What this task involves — Your task is to copy the listing exactly, with the pictures left out.

Input data —

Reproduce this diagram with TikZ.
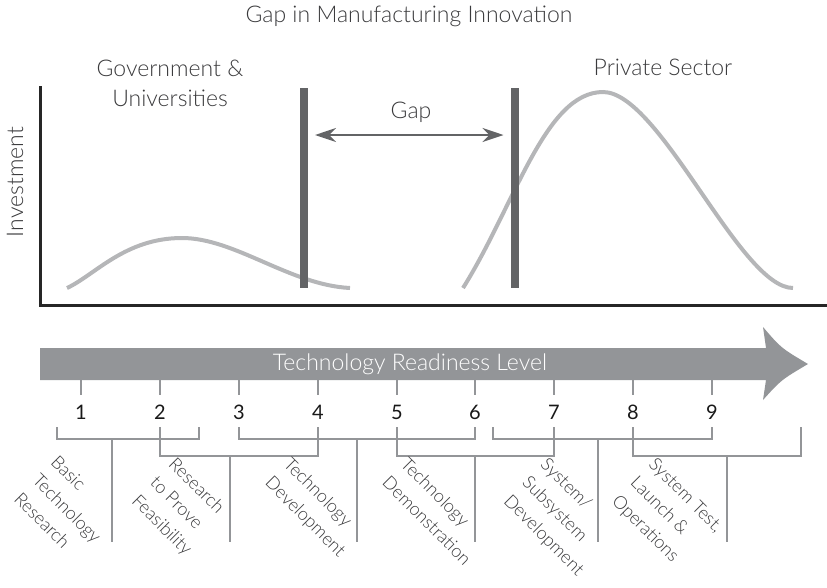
\documentclass[tikz,border=0pt]{standalone}
\usepackage{fontspec}
\IfFontExistsTF{Lato Light}{\setmainfont{Lato Light}}{\setmainfont{Lato}}
\newfontfamily\levelfont{Lato}
\usepackage{tikz}
\usetikzlibrary{calc,arrows.meta}
\usetikzlibrary{positioning}
\definecolor{walldark}{HTML}{636466}
\definecolor{curvelight}{HTML}{B5B6B8}
\definecolor{trlgray}{HTML}{939598}
\definecolor{ink}{HTML}{3A3A3C}
\tikzstyle{chart}=[
  x=1pt,y=-1pt,font=\fontsize{23}{30}\selectfont,text=ink
]
\tikzstyle{axis}=[
  line width=3pt,black!85
]
\tikzstyle{curve}=[
  line width=4pt,curvelight
]
\tikzstyle{wall}=[
  line width=8pt,walldark
]
\tikzstyle{gaparrow}=[
  line width=2.4pt,walldark,
  {Stealth[length=21pt,width=14pt,inset=7pt]}-{Stealth[length=21pt,width=14pt,inset=7pt]}
]
\tikzstyle{tick}=[
  line width=2.2pt,trlgray
]
\tikzstyle{bracket}=[
  line width=2.2pt,trlgray
]
\tikzstyle{trlnum}=[
  font=\levelfont\fontsize{20}{24}\selectfont,text=black!90
]
\tikzstyle{phase}=[
  rotate=-45,anchor=north west,align=left,inner sep=0pt,
  font=\fontsize{18}{26}\selectfont,text=ink
]

\begin{document}
\begin{tikzpicture}[chart]
    \useasboundingbox (0,0) rectangle (827,587);
    % labels on top
    \node (title) at (409,16) {Gap in Manufacturing Innovation};
    \node (gov) at (170,83) [align=center] {Government \&\\Universities};
    \node (priv) at (663,67) {Private Sector};
    \node (inv) at (15,182) [rotate=90] {Investment};
    \node (gap) at (411,112) {Gap};
    % axes
    \coordinate (ytop) at (40,86);
    \coordinate (xend) at (827,305);
    \draw [axis] (ytop) |- (xend);
    % investment curves
    \draw [curve] (67,288) .. controls (95,275) and (125,238) .. (182,238)
      .. controls (235,238) and (290,285) .. (350,288);
    \draw [curve] (463,288) .. controls (515,205) and (545,92) .. (603,92)
      .. controls (660,92) and (740,288) .. (793,288);
    % the two walls
    \coordinate (w1t) at (304,88);
    \coordinate (w1b) at (304,288);
    \coordinate (w2t) at (514.5,88);
    \coordinate (w2b) at (514.5,288);
    \draw [wall] (w1t) -- (w1b);
    \draw [wall] (w2t) -- (w2b);
    \coordinate (gapl) at ($(w1t)!0.235!(w1b) + (11,0)$);
    \coordinate (gapr) at ($(w2t)!0.235!(w2b) + (-11,0)$);
    \draw [gaparrow] (gapl) -- (gapr);
    % readiness arrow
    \fill [trlgray] (40,348) -- (766,348) -- (763,327)
      .. controls (781,348) .. (808,364)
      .. controls (781,380) .. (763,400) -- (766,380) -- (40,380) -- cycle;
    \node (trl) at (410,364) [text=white] {Technology Readiness Level};
    % levels
    \node (n1) at (81,412) [trlnum] {1};
    \node (n2) at (160,412) [trlnum] {2};
    \node (n3) at (239,412) [trlnum] {3};
    \node (n4) at (318,412) [trlnum] {4};
    \node (n5) at (397,412) [trlnum] {5};
    \node (n6) at (475,412) [trlnum] {6};
    \node (n7) at (554,412) [trlnum] {7};
    \node (n8) at (633,412) [trlnum] {8};
    \node (n9) at (712,412) [trlnum] {9};
    \foreach \n in {n1,n2,n3,n4,n5,n6,n7,n8,n9}
      \draw [tick] ($(\n)+(0,-32)$) -- ($(\n)+(0,-17)$);
    % brackets
    \draw [bracket] (57,427) |- (199,439) -- (199,427);
    \draw [bracket] (112,439) -- (112,542);
    \draw [bracket] (160,427) |- (318,456) -- (318,427);
    \draw [bracket] (230,456) -- (230,542);
    \draw [bracket] (239,427) |- (475,439) -- (475,427);
    \draw [bracket] (357,439) -- (357,542);
    \draw [bracket] (397,427) |- (554,456) -- (554,427);
    \draw [bracket] (475,456) -- (475,542);
    \draw [bracket] (493,427) |- (712,439) -- (712,427);
    \draw [bracket] (598,439) -- (598,542);
    \draw [bracket] (633,427) |- (801,456) -- (801,427);
    \draw [bracket] (727,456) -- (727,542);
    % phases
    \node (p1) at (59,454) [phase] {Basic\\Technology\\Research};
    \node (p2) at (177,456) [phase] {Research\\to Prove\\Feasibility};
    \node (p3) at (292,456) [phase] {Technology\\Development};
    \node (p4) at (409,456) [phase] {Technology\\Demonstration};
    \node (p5) at (549,456) [phase] {System/\\Subsystem\\Development};
    \node (p6) at (657,456) [phase] {System Test,\\Launch \&\\Operations};
\end{tikzpicture}
\end{document}
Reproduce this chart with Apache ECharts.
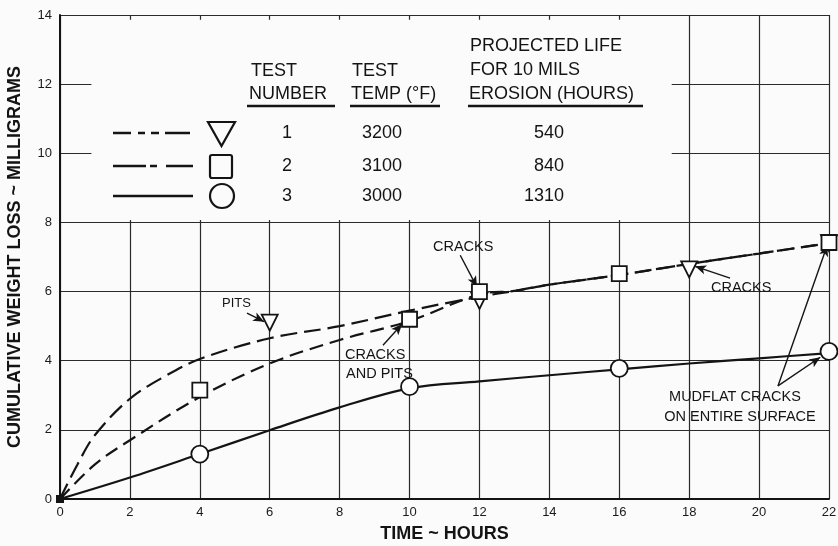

Complete output —
Reproduce this diagram with TikZ.
\documentclass[tikz,border=0pt]{standalone}
\usepackage{fontspec}
\IfFontExistsTF{Lato Light}{\setmainfont{Lato Light}}{\setmainfont{Lato}}
\newfontfamily\levelfont{Lato}
\usepackage{tikz}
\usetikzlibrary{calc,arrows.meta}
\usetikzlibrary{positioning}
\definecolor{walldark}{HTML}{636466}
\definecolor{curvelight}{HTML}{B5B6B8}
\definecolor{trlgray}{HTML}{939598}
\definecolor{ink}{HTML}{3A3A3C}
\tikzstyle{chart}=[
  x=1pt,y=-1pt,font=\fontsize{23}{30}\selectfont,text=ink
]
\tikzstyle{axis}=[
  line width=3pt,black!85
]
\tikzstyle{curve}=[
  line width=4pt,curvelight
]
\tikzstyle{wall}=[
  line width=8pt,walldark
]
\tikzstyle{gaparrow}=[
  line width=2.4pt,walldark,
  {Stealth[length=21pt,width=14pt,inset=7pt]}-{Stealth[length=21pt,width=14pt,inset=7pt]}
]
\tikzstyle{tick}=[
  line width=2.2pt,trlgray
]
\tikzstyle{bracket}=[
  line width=2.2pt,trlgray
]
\tikzstyle{trlnum}=[
  font=\levelfont\fontsize{20}{24}\selectfont,text=black!90
]
\tikzstyle{phase}=[
  rotate=-45,anchor=north west,align=left,inner sep=0pt,
  font=\fontsize{18}{26}\selectfont,text=ink
]

\begin{document}
\begin{tikzpicture}[chart]
    \useasboundingbox (0,0) rectangle (827,587);
    % labels on top
    \node (title) at (409,16) {Gap in Manufacturing Innovation};
    \node (gov) at (170,83) [align=center] {Government \&\\Universities};
    \node (priv) at (663,67) {Private Sector};
    \node (inv) at (15,182) [rotate=90] {Investment};
    \node (gap) at (411,112) {Gap};
    % axes
    \coordinate (ytop) at (40,86);
    \coordinate (xend) at (827,305);
    \draw [axis] (ytop) |- (xend);
    % investment curves
    \draw [curve] (67,288) .. controls (95,275) and (125,238) .. (182,238)
      .. controls (235,238) and (290,285) .. (350,288);
    \draw [curve] (463,288) .. controls (515,205) and (545,92) .. (603,92)
      .. controls (660,92) and (740,288) .. (793,288);
    % the two walls
    \coordinate (w1t) at (304,88);
    \coordinate (w1b) at (304,288);
    \coordinate (w2t) at (514.5,88);
    \coordinate (w2b) at (514.5,288);
    \draw [wall] (w1t) -- (w1b);
    \draw [wall] (w2t) -- (w2b);
    \coordinate (gapl) at ($(w1t)!0.235!(w1b) + (11,0)$);
    \coordinate (gapr) at ($(w2t)!0.235!(w2b) + (-11,0)$);
    \draw [gaparrow] (gapl) -- (gapr);
    % readiness arrow
    \fill [trlgray] (40,348) -- (766,348) -- (763,327)
      .. controls (781,348) .. (808,364)
      .. controls (781,380) .. (763,400) -- (766,380) -- (40,380) -- cycle;
    \node (trl) at (410,364) [text=white] {Technology Readiness Level};
    % levels
    \node (n1) at (81,412) [trlnum] {1};
    \node (n2) at (160,412) [trlnum] {2};
    \node (n3) at (239,412) [trlnum] {3};
    \node (n4) at (318,412) [trlnum] {4};
    \node (n5) at (397,412) [trlnum] {5};
    \node (n6) at (475,412) [trlnum] {6};
    \node (n7) at (554,412) [trlnum] {7};
    \node (n8) at (633,412) [trlnum] {8};
    \node (n9) at (712,412) [trlnum] {9};
    \foreach \n in {n1,n2,n3,n4,n5,n6,n7,n8,n9}
      \draw [tick] ($(\n)+(0,-32)$) -- ($(\n)+(0,-17)$);
    % brackets
    \draw [bracket] (57,427) |- (199,439) -- (199,427);
    \draw [bracket] (112,439) -- (112,542);
    \draw [bracket] (160,427) |- (318,456) -- (318,427);
    \draw [bracket] (230,456) -- (230,542);
    \draw [bracket] (239,427) |- (475,439) -- (475,427);
    \draw [bracket] (357,439) -- (357,542);
    \draw [bracket] (397,427) |- (554,456) -- (554,427);
    \draw [bracket] (475,456) -- (475,542);
    \draw [bracket] (493,427) |- (712,439) -- (712,427);
    \draw [bracket] (598,439) -- (598,542);
    \draw [bracket] (633,427) |- (801,456) -- (801,427);
    \draw [bracket] (727,456) -- (727,542);
    % phases
    \node (p1) at (59,454) [phase] {Basic\\Technology\\Research};
    \node (p2) at (177,456) [phase] {Research\\to Prove\\Feasibility};
    \node (p3) at (292,456) [phase] {Technology\\Development};
    \node (p4) at (409,456) [phase] {Technology\\Demonstration};
    \node (p5) at (549,456) [phase] {System/\\Subsystem\\Development};
    \node (p6) at (657,456) [phase] {System Test,\\Launch \&\\Operations};
\end{tikzpicture}
\end{document}
Reproduce this chart with Apache ECharts.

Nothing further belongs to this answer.